For instance, if you use the standard 50-point threshold, a hit that deals 50 to 59 points of damage requires a DC 15 save, 60 to 69 points DC 17, 70 to 79 points DC 19, and so forth. If you use the Constitution-based threshold, a character with a Constitution of 15 would have to make a DC 15 Fortitude save when taking 15 to 24 points from a single attack, DC 17 for 25 to 34 points, DC 19 for 35 to 44 points, and so on.

Combining Massive Damage Variants

The massive damage variants given above can be combined in a number of ways.

To combine the Constitution-based threshold variant with the HD-based system, simply use a character’s Constitution score instead of 25 to determine a character’s massive damage threshold. For example, a 3rd-level character with a Constitution of 14 has a massive damage threshold of 20 (14 + [3 × 2]). In most cases, this calculation results in a threshold lower than the HD-based threshold but still higher than the Constitution-based threshold—retaining the “grittiness” of the Constitution-based system for low-to mid-level characters, while allowing higher-level characters to become braver in combat.

You can easily combine the HD-based system with the size-based variant: Use half of the base value for size instead of 20 to determine the massive damage threshold.
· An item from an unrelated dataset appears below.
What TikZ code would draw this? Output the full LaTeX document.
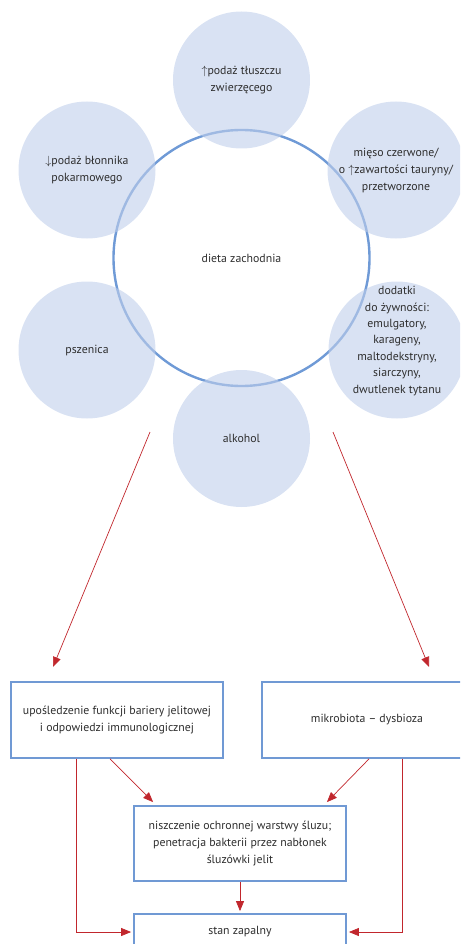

For instance, a 1st-level human fighter (a Medium character) has a massive damage threshold of 27 (half of 50 is 25, plus 2 × 1).

You probably shouldn’t combine the Constitution-based system with the size-based variant, since the threshold is already low enough that reducing it for Small or smaller characters unduly punishes them.

The alternate save failure results can be combined with any of the alternative threshold levels.